While the FTC could pursue ISPs after they break their terms of service agreements, the FCC can lay out rules of the road that ISPs must follow going forward—as it did with the net neutrality rules that Pai wants to eliminate.
“Moving from a clear ex ante rule around the open Internet and requirements that maintain an open Internet, and moving to this ex post enforcement kind of world is going to strongly tilt everything in favor of the incumbents,” McSweeny said. “It will be harder potentially for innovators and edge providers to make sure that they are being treated fairly and in a nondiscriminatory way.”
Under today’s net neutrality regime, it’s clear that either customers or businesses can complain to the FCC about violations and behavior that harms either ISPs’ customers or competitors. But unlike individual Internet customers, online content providers wouldn’t necessarily have contractual agreements with those ISPs. That would limit the FTC’s ability to respond to complaints filed by businesses whose websites are blocked or throttled by ISPs or who believe that other companies are getting priority treatment.
“Anybody can complain to the FTC, but to use our authority we would have to look at whether consumers were deceived,” McSweeny said. “If [online businesses] are worried about discrimination, we would obviously take complaints seriously, but that tends to be something that falls more into the antitrust framework.”
However, “there can be a lot of harmful discrimination or harm to innovation that isn’t always an antitrust violation,” she said. “Antitrust case law in this area is challenging.”
McSweeny: Let the experts do their jobs
When Republicans in Congress eliminated privacy rules for ISPs last month, they claimed the FCC’s privacy rules were “duplicative” because the FTC also regulates privacy. But there are plenty of cases where the FTC partners with agencies that have expertise in a particular industry.
“We don’t draft car safety guidelines,” McSweeny said. “NHTSA does that. We partner with NHTSA to help them understand privacy and security concerns of connected vehicles.” Similarly, the FTC doesn’t draft medical device guidelines or rules for energy networks, which are handled by the FDA and FERC, respectively, she said.
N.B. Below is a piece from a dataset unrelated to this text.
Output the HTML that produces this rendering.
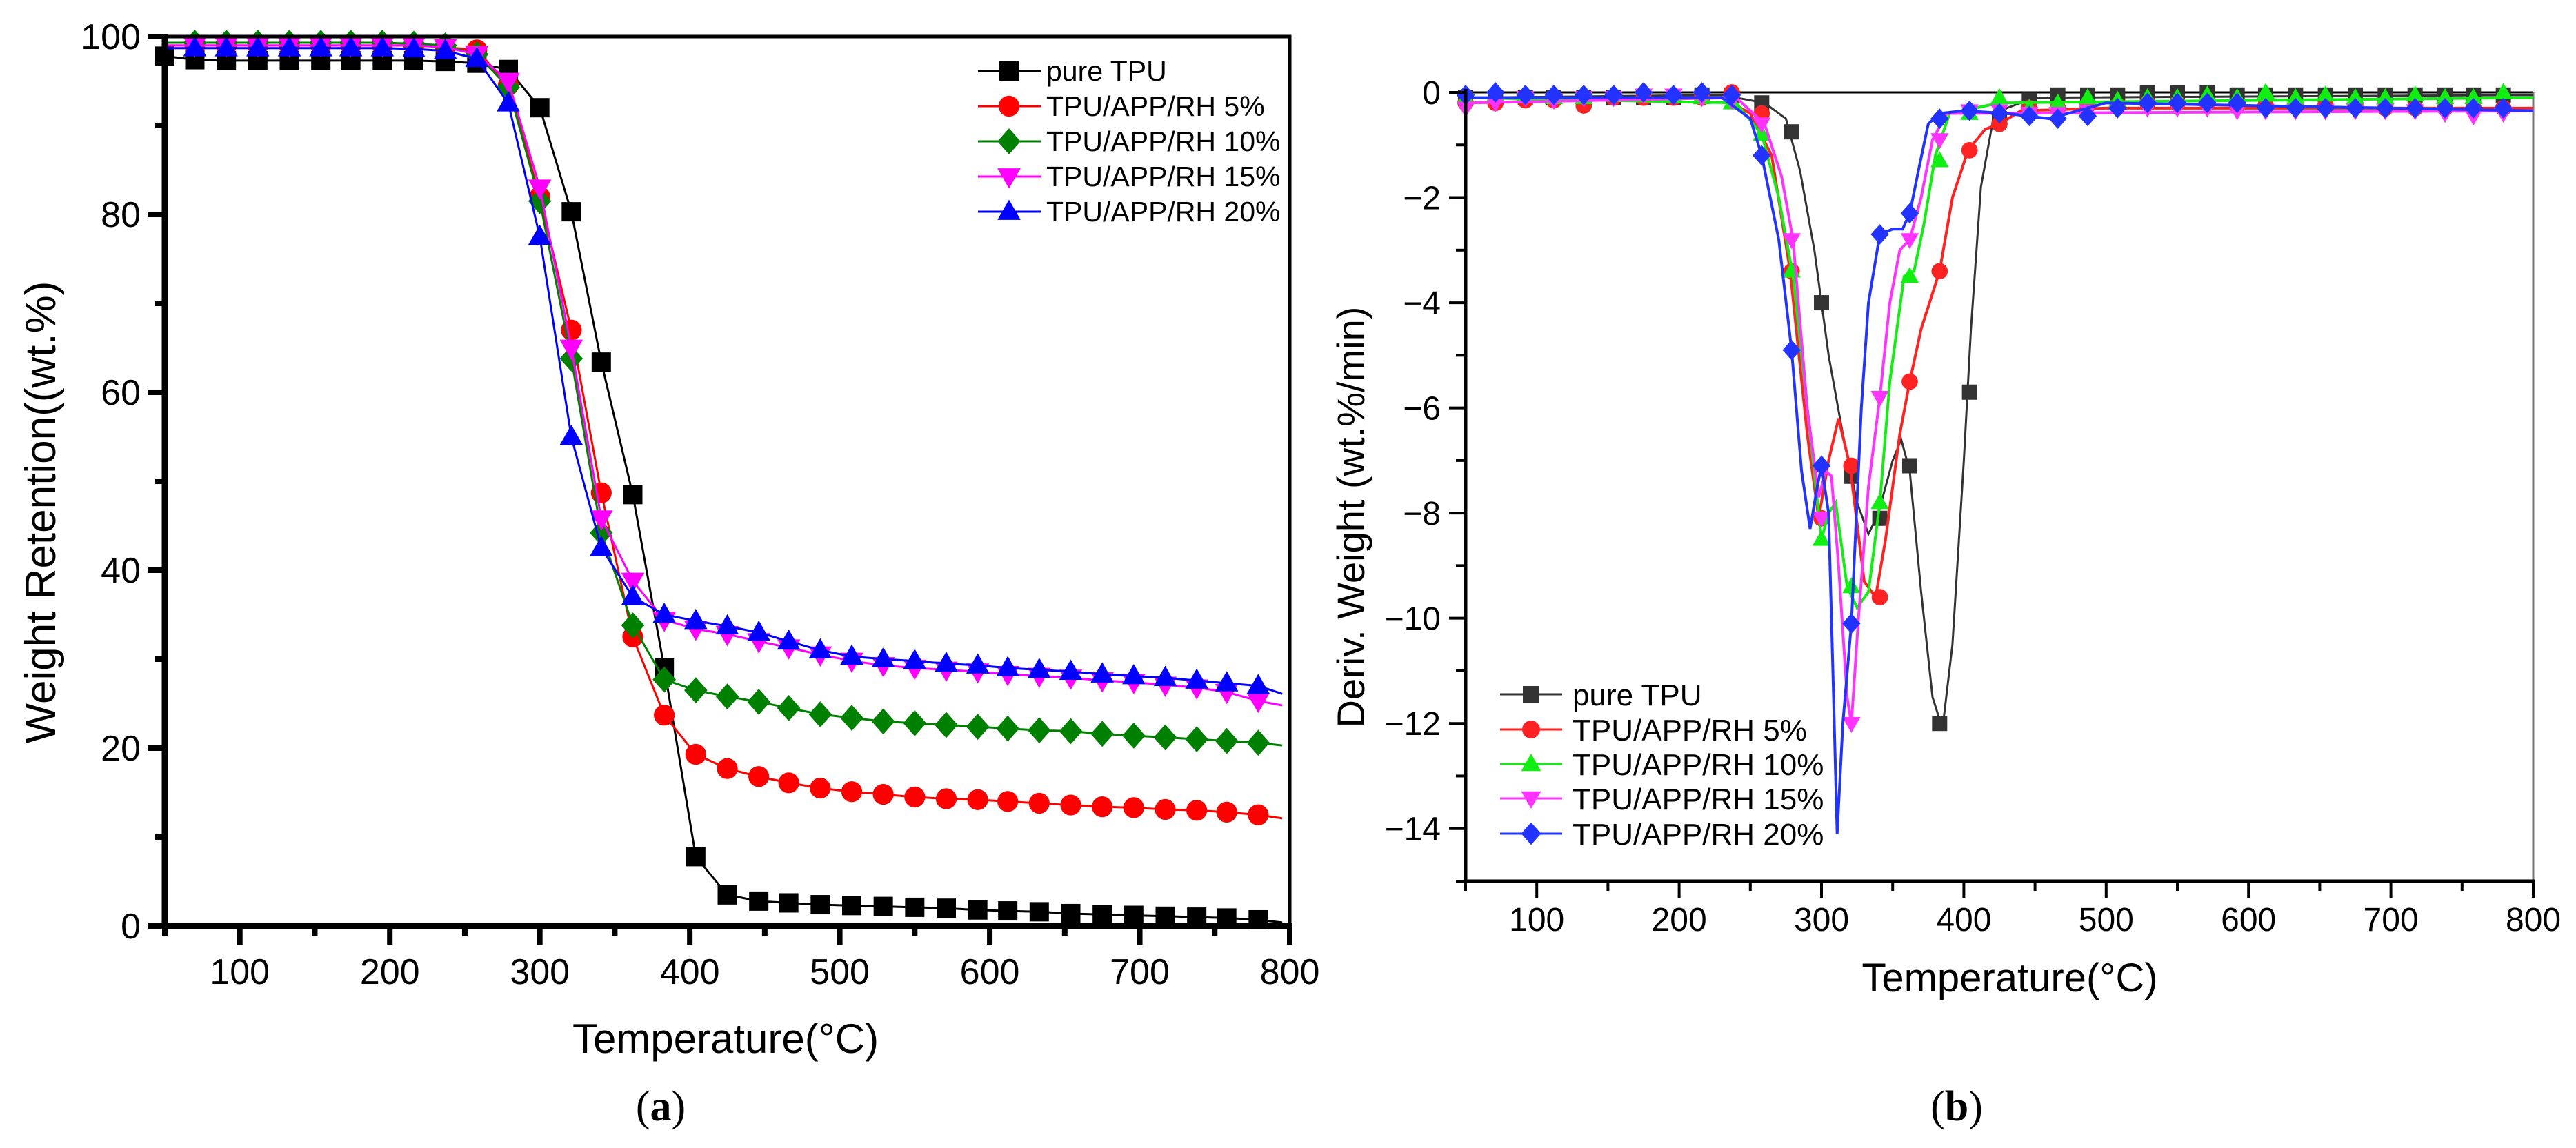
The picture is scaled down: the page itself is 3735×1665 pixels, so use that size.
<!DOCTYPE html>
<html><head><meta charset="utf-8"><style>
html,body{margin:0;padding:0;background:#fff;}
svg{display:block;font-family:"Liberation Sans",Arial,sans-serif;}
</style></head><body>
<svg id="s" width="3735" height="1665" viewBox="0 0 3735 1665" xmlns="http://www.w3.org/2000/svg">
<g id="ga"></g>
<g id="gb"></g>
<text x="958" y="1625" font-family="Liberation Serif, serif" font-size="62" text-anchor="middle">(<tspan font-weight="bold">a</tspan>)</text>
<text x="2837" y="1625" font-family="Liberation Serif, serif" font-size="62" text-anchor="middle">(<tspan font-weight="bold">b</tspan>)</text>
</svg>
<script>
// ---------- Chart A data ----------
const seriesNames = ["pure TPU","TPU/APP/RH 5%","TPU/APP/RH 10%","TPU/APP/RH 15%","TPU/APP/RH 20%"];
const aTemps = [70,91,112,133,154,174,195,216,237,258,279,300,321,341,362,383,404,425,446,466,487,508,529,550,571,592,612,633,654,675,696,717,738,758,779];
const aPure = [97.4,97.3,97.3,97.3,97.3,97.3,97.3,97.3,97.2,97,96.3,92,80.3,63.4,48.5,29,7.8,3.5,2.8,2.6,2.4,2.3,2.2,2.1,2.0,1.8,1.7,1.6,1.4,1.3,1.2,1.1,1.0,0.9,0.7];
const a5 = [99,99,99,99,99,99,99,99,98.8,98.5,94.5,82,67,48.7,32.5,23.7,19.3,17.7,16.8,16.1,15.5,15.1,14.8,14.5,14.3,14.2,14.0,13.8,13.6,13.4,13.3,13.1,13.0,12.8,12.5];
const a10 = [99.3,99.3,99.3,99.3,99.3,99.3,99.3,99.2,99,98,94.3,81.5,63.8,44.2,33.8,27.7,26.5,25.8,25.2,24.5,23.8,23.4,23.0,22.8,22.6,22.4,22.2,22.0,21.9,21.6,21.4,21.2,21.0,20.8,20.6];
const a15 = [99,99,99,99,99,99,99,99,98.8,98,95,83,65,45.8,38.8,34.4,33.4,32.8,32,31.3,30.5,29.8,29.3,29.0,28.8,28.6,28.3,28.1,27.9,27.6,27.4,27.1,26.8,26.3,25.3];
const a20 = [98.7,98.7,98.7,98.7,98.7,98.7,98.7,98.6,98.4,97.5,92.5,77.5,55,42.5,37,35,34.3,33.7,33,32,31,30.3,30,29.8,29.5,29.3,29,28.8,28.6,28.3,28.1,27.9,27.6,27.3,27.0];
const aYTicks = [0,20,40,60,80,100];
const xTicks = [100,200,300,400,500,600,700,800];

// ---------- Chart B data ----------
const bTemps = [50,71,92,112,133,154,175,196,216,237,258,279,300,321,341,362,383,404,425,446,466,487,508,529,550,571,592,612,633,654,675,696,717,738,758,779];
const bPureM = [-0.1,-0.1,-0.1,-0.1,-0.1,-0.1,-0.1,-0.1,-0.05,-0.05,-0.2,-0.75,-4,-7.3,-8.1,-7.1,-12,-5.7,-0.5,-0.15,-0.05,-0.05,-0.05,0,0,0,-0.05,-0.05,-0.05,-0.05,-0.05,-0.05,-0.05,-0.05,-0.05,-0.05];
const b5M = [-0.2,-0.2,-0.15,-0.15,-0.25,-0.1,-0.1,-0.1,-0.1,0,-0.4,-3.4,-8.1,-7.1,-9.6,-5.5,-3.4,-1.1,-0.6,-0.3,-0.3,-0.25,-0.25,-0.2,-0.2,-0.2,-0.25,-0.25,-0.25,-0.25,-0.25,-0.3,-0.3,-0.3,-0.3,-0.3];
const b10M = [-0.1,-0.05,-0.05,-0.1,-0.1,-0.05,-0.05,-0.05,-0.1,-0.2,-0.8,-3.4,-8.5,-9.4,-7.8,-3.5,-1.3,-0.4,-0.1,-0.3,-0.2,-0.1,-0.15,-0.1,-0.1,-0.05,-0.1,0,-0.1,-0.05,-0.1,-0.1,-0.05,-0.1,-0.1,0];
const b15M = [-0.3,-0.2,-0.1,-0.15,-0.1,-0.1,-0.05,-0.05,-0.1,-0.15,-0.6,-2.8,-8.1,-12,-5.8,-2.8,-0.9,-0.35,-0.35,-0.4,-0.4,-0.35,-0.3,-0.3,-0.3,-0.3,-0.35,-0.35,-0.35,-0.35,-0.35,-0.35,-0.35,-0.4,-0.45,-0.4];
const b20M = [-0.05,0,-0.05,-0.05,-0.05,-0.05,0,-0.05,0,-0.05,-1.2,-4.9,-7.1,-10.1,-2.7,-2.3,-0.5,-0.35,-0.4,-0.45,-0.5,-0.45,-0.3,-0.2,-0.2,-0.2,-0.2,-0.3,-0.3,-0.3,-0.3,-0.3,-0.3,-0.3,-0.3,-0.3];
const bPureLT = [50,230,260,275,285,295,305,315,325,333,340,350,356,362,370,378,385,392,400,405,412,420,430,450,800];
const bPureLV = [-0.1,-0.05,-0.2,-0.5,-1.5,-3,-5,-6.5,-7.8,-8.4,-8,-7,-6.6,-7.2,-9.5,-11.5,-12.1,-10.5,-7,-4.5,-1.8,-0.6,-0.3,-0.1,-0.05];
const b5LT = [50,230,250,265,278,290,298,305,312,320,330,338,345,355,362,370,383,392,403,415,425,440,500,800];
const b5LV = [-0.2,-0.1,-0.4,-1.2,-3.4,-6.5,-8.1,-7,-6.2,-7.1,-9.3,-9.6,-8.5,-6.5,-5.5,-4.5,-3.4,-2,-1.1,-0.7,-0.6,-0.35,-0.3,-0.3];
const b10LT = [50,240,258,270,280,290,300,305,310,318,325,333,341,348,358,365,372,380,390,425,800];
const b10LV = [-0.1,-0.2,-0.8,-2,-3.5,-6,-8.5,-8,-7.8,-9.4,-9.8,-9.5,-7.8,-5.5,-3.5,-3.4,-2.5,-1.2,-0.4,-0.2,-0.1];
const b15LT = [50,240,260,272,280,290,298,303,307,312,318,321,326,333,341,348,355,362,370,378,388,800];
const b15LV = [-0.2,-0.1,-0.6,-1.6,-2.8,-6,-7.7,-7.2,-7.3,-9,-11.5,-12,-10,-7.5,-5.8,-4,-3,-2.8,-2,-0.9,-0.4,-0.35];
const b20LT = [50,230,250,258,270,279,286,292,297,300,305,308,311,315,321,328,333,341,350,357,362,368,375,383,400,430,460,500,800];
const b20LV = [-0.1,-0.1,-0.5,-1.2,-2.8,-4.9,-7.2,-8.3,-7.5,-7.1,-8,-11,-14.1,-12,-10.1,-6,-4,-2.7,-2.6,-2.6,-2.3,-1.5,-0.6,-0.4,-0.35,-0.4,-0.5,-0.2,-0.35];
const bYTicks = [0,-2,-4,-6,-8,-10,-12,-14];

const NS="http://www.w3.org/2000/svg";
function mk(parent,tag,attrs){const e=document.createElementNS(NS,tag);for(const k in attrs)e.setAttribute(k,attrs[k]);parent.appendChild(e);return e;}

function marker(g,shape,cx,cy,r,color){
  let e;
  if(shape==='sq') e=mk(g,'rect',{x:cx-r,y:cy-r,width:2*r,height:2*r,fill:color});
  else if(shape==='ci') e=mk(g,'circle',{cx:cx,cy:cy,r:r*1.08,fill:color});
  else if(shape==='di') e=mk(g,'polygon',{points:`${cx},${cy-r*1.35} ${cx+r*1.2},${cy} ${cx},${cy+r*1.35} ${cx-r*1.2},${cy}`,fill:color});
  else if(shape==='up') e=mk(g,'polygon',{points:`${cx},${cy-r*1.25} ${cx+r*1.2},${cy+r*0.85} ${cx-r*1.2},${cy+r*0.85}`,fill:color});
  else e=mk(g,'polygon',{points:`${cx},${cy+r*1.25} ${cx+r*1.2},${cy-r*0.85} ${cx-r*1.2},${cy-r*0.85}`,fill:color});
  return e;
}
const shapesA=['sq','ci','di','dn','up'];
const shapesB=['sq','ci','up','dn','di'];

// ---------- Draw A ----------
(function(){
  const g=document.getElementById('ga');
  const L=239,R=1870,T=53,B=1343;
  const x=t=>L+(t-50)/750*(R-L);
  const y=v=>B-v/100*(B-T);
  const colors=['#000','#ff0000','#008000','#ff00ff','#0000ff'];
  const data=[aPure,a5,a10,a15,a20];
  const start=[97.8,99,99.3,99,98.7];
  const endV=[0.4,12.1,20.3,24.8,26.1];
  data.forEach((arr,i)=>{
    const sg=mk(g,'g',{});
    
    
    let pts=[[x(50),y(start[i])]];
    aTemps.forEach((t,j)=>pts.push([x(t),y(arr[j])]));
    pts.push([x(795),y(endV[i])]);
    const pl=mk(sg,'polyline',{points:pts.map(p=>p.join(',')).join(' '),fill:'none',stroke:colors[i],'stroke-width':3});
    
    
    const ms=(i===0?[50].concat(aTemps):aTemps);
    const mv=(i===0?[start[0]].concat(arr):arr);
    ms.forEach((t,j)=>{
      const m=marker(sg,shapesA[i],x(t),y(mv[j]),14,colors[i]);
      
      
    });
  });
  // axes box
  const ax=mk(g,'rect',{x:L,y:T,width:R-L,height:B-T,fill:'none',stroke:'#000','stroke-width':5});
  
  
  mk(g,'line',{x1:L,y1:T-3,x2:L,y2:B+3,stroke:'#000','stroke-width':9});
  mk(g,'line',{x1:L-3,y1:B,x2:R+3,y2:B,stroke:'#000','stroke-width':9});
  for(let v=0;v<=100;v+=10){
    const maj=v%20===0;
    mk(g,'line',{x1:L-(maj?25:14),y1:y(v),x2:L,y2:y(v),stroke:'#000','stroke-width':8});
  }
  aYTicks.forEach(v=>{
    const t=mk(g,'text',{x:L-35,y:y(v)+18,'font-size':52,'text-anchor':'end'});
    t.textContent=v;
    
    
  });
  for(let v=50;v<=800;v+=50){
    const maj=v%100===0;
    mk(g,'line',{x1:x(v),y1:B,x2:x(v),y2:B+(maj?27:15),stroke:'#000','stroke-width':8});
  }
  xTicks.forEach(v=>{
    const t=mk(g,'text',{x:x(v),y:1427,'font-size':52,'text-anchor':'middle'});
    t.textContent=v;
    
    
  });
  const xt=mk(g,'text',{x:1052,y:1527,'font-size':60,'text-anchor':'middle'});
  xt.textContent='Temperature(°C)';
  
  
  const yt=mk(g,'text',{x:0,y:0,'font-size':62,'text-anchor':'middle',transform:'translate(80,743) rotate(-90)'});
  yt.textContent='Weight  Retention((wt.%)';
  
  
  // legend
  const lg=mk(g,'g',{});
  
  
  const ly=[103,154,205,256,307];
  seriesNames.forEach((n,i)=>{
    const eg=mk(lg,'g',{});
    
    
    mk(eg,'line',{x1:1418,y1:ly[i],x2:1509,y2:ly[i],stroke:colors[i],'stroke-width':3});
    marker(eg,shapesA[i],1463,ly[i],14,colors[i]);
    const t=mk(eg,'text',{x:1517,y:ly[i]+14,'font-size':41});
    t.textContent=n;
  });
})();

// ---------- Draw B ----------
(function(){
  const g=document.getElementById('gb');
  const L=2125,R=3673,T=134,B=1278;
  const x=t=>L+(t-50)/750*(R-L);
  const y=v=>T+(-v)/15*(B-T);
  const colors=['#333333','#ff2222','#11ee11','#ff33ff','#2233ff'];
  const lt=[bPureLT,b5LT,b10LT,b15LT,b20LT], lv=[bPureLV,b5LV,b10LV,b15LV,b20LV];
  const mv=[bPureM,b5M,b10M,b15M,b20M];
  // zero line / top frame
  mk(g,'line',{x1:L,y1:T,x2:R,y2:T,stroke:'#000','stroke-width':3});
  mk(g,'line',{x1:R,y1:T,x2:R,y2:B,stroke:'#777','stroke-width':3});
  for(let i=0;i<5;i++){
    const sg=mk(g,'g',{});
    
    
    const pts=lt[i].map((t,j)=>x(t)+','+y(lv[i][j])).join(' ');
    const pl=mk(sg,'polyline',{points:pts,fill:'none',stroke:colors[i],'stroke-width':i===0?3:4});
    
    
    bTemps.forEach((t,j)=>{
      const m=marker(sg,shapesB[i],x(t),y(mv[i][j]),11,colors[i]);
      
      
    });
  }
  mk(g,'line',{x1:L,y1:T-5,x2:L,y2:B+2,stroke:'#000','stroke-width':5});
  mk(g,'line',{x1:L,y1:B,x2:R+2,y2:B,stroke:'#000','stroke-width':5});
  for(let v=0;v>=-15;v--){
    const maj=v%2===0;
    mk(g,'line',{x1:L-(maj?24:14),y1:y(v),x2:L,y2:y(v),stroke:'#000','stroke-width':4});
  }
  bYTicks.forEach(v=>{
    const t=mk(g,'text',{x:L-36,y:y(v)+17,'font-size':48,'text-anchor':'end'});
    t.textContent=v===0?'0':'\u2212'+(-v);
    
    
  });
  for(let v=50;v<=800;v+=50){
    const maj=v%100===0;
    mk(g,'line',{x1:x(v),y1:B,x2:x(v),y2:B+(maj?24:14),stroke:'#000','stroke-width':4});
  }
  xTicks.forEach(v=>{
    const t=mk(g,'text',{x:x(v),y:1350,'font-size':48,'text-anchor':'middle'});
    t.textContent=v;
    
    
  });
  const xt=mk(g,'text',{x:2914,y:1438,'font-size':58,'text-anchor':'middle'});
  xt.textContent='Temperature(°C)';
  
  
  const yt=mk(g,'text',{x:0,y:0,'font-size':56,'text-anchor':'middle',transform:'translate(1978,750) rotate(-90)'});
  yt.textContent='Deriv. Weight (wt.%/min)';
  
  
  const lg=mk(g,'g',{});
  
  
  const ly=[1007,1058,1108,1158,1209];
  seriesNames.forEach((n,i)=>{
    const eg=mk(lg,'g',{});
    
    
    mk(eg,'line',{x1:2175,y1:ly[i],x2:2265,y2:ly[i],stroke:colors[i],'stroke-width':3});
    marker(eg,shapesB[i],2220,ly[i],12,colors[i]);
    const t=mk(eg,'text',{x:2280,y:ly[i]+16,'font-size':44});
    t.textContent=n;
  });
})();
</script>
</body></html>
McSweeny said the current FCC rules should be preserved to protect the so-called “virtuous circle,” in which online companies are guaranteed fair access to broadband networks so that they can provide new content and applications over the Internet, which in turn increases demand for broadband.
Besides, if ISPs are willing to make net neutrality commitments in their terms of service, “I don’t really understand… why we are backing off a clear rule around these issues,” she said. “Those two things don’t fit together for me.”
Reid agreed. “If we care enough about net neutrality principles,” he said, “we codify the values in those principles into the rule itself so the ISPs don’t get to make a decision.”